Which words those of us attending laughed at knowingly. Most of us were adolescents too -- albeit gray-haired, pot-bellied, and mildly arthritic on damp mornings -- still questing after the true and beautiful, still believing in the power of words to make things happen, largely conservative in our aesthetics but rabidly liberal in our politics. We were as avid for sensual experience as teenagers but we had learned to slow down -- our bodies, if not always our minds, had come to demand patience, the exquisite pain of making the penultimate moment last.

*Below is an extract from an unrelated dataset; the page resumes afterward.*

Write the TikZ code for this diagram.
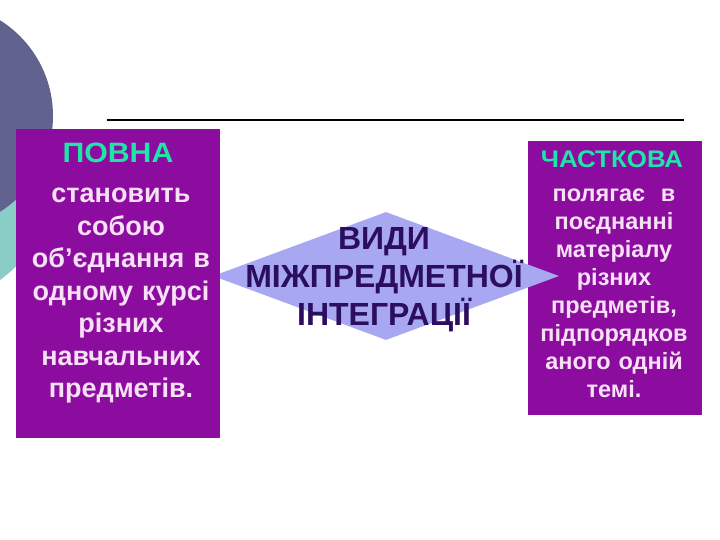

We raised our glasses and toasted our friend's health and years. In Polish we sang, "Sto Lat." A hundred years. Live to be a hundred. As though the quality of a life could be measured in numbers. As though longevity itself was something to strive for. I thought of some of my dearest contemporaries, the ones already dead, done in at an age much younger than I am now, most by disease, a few by misadventure, one or two by their own hand.
They must be around here somewhere for I can hear them singing, their voices soft and clear as the last light of day over the western hills. Their presence comforts me. I hope that by the time their voices are extinguished I too will be gone a long, long time.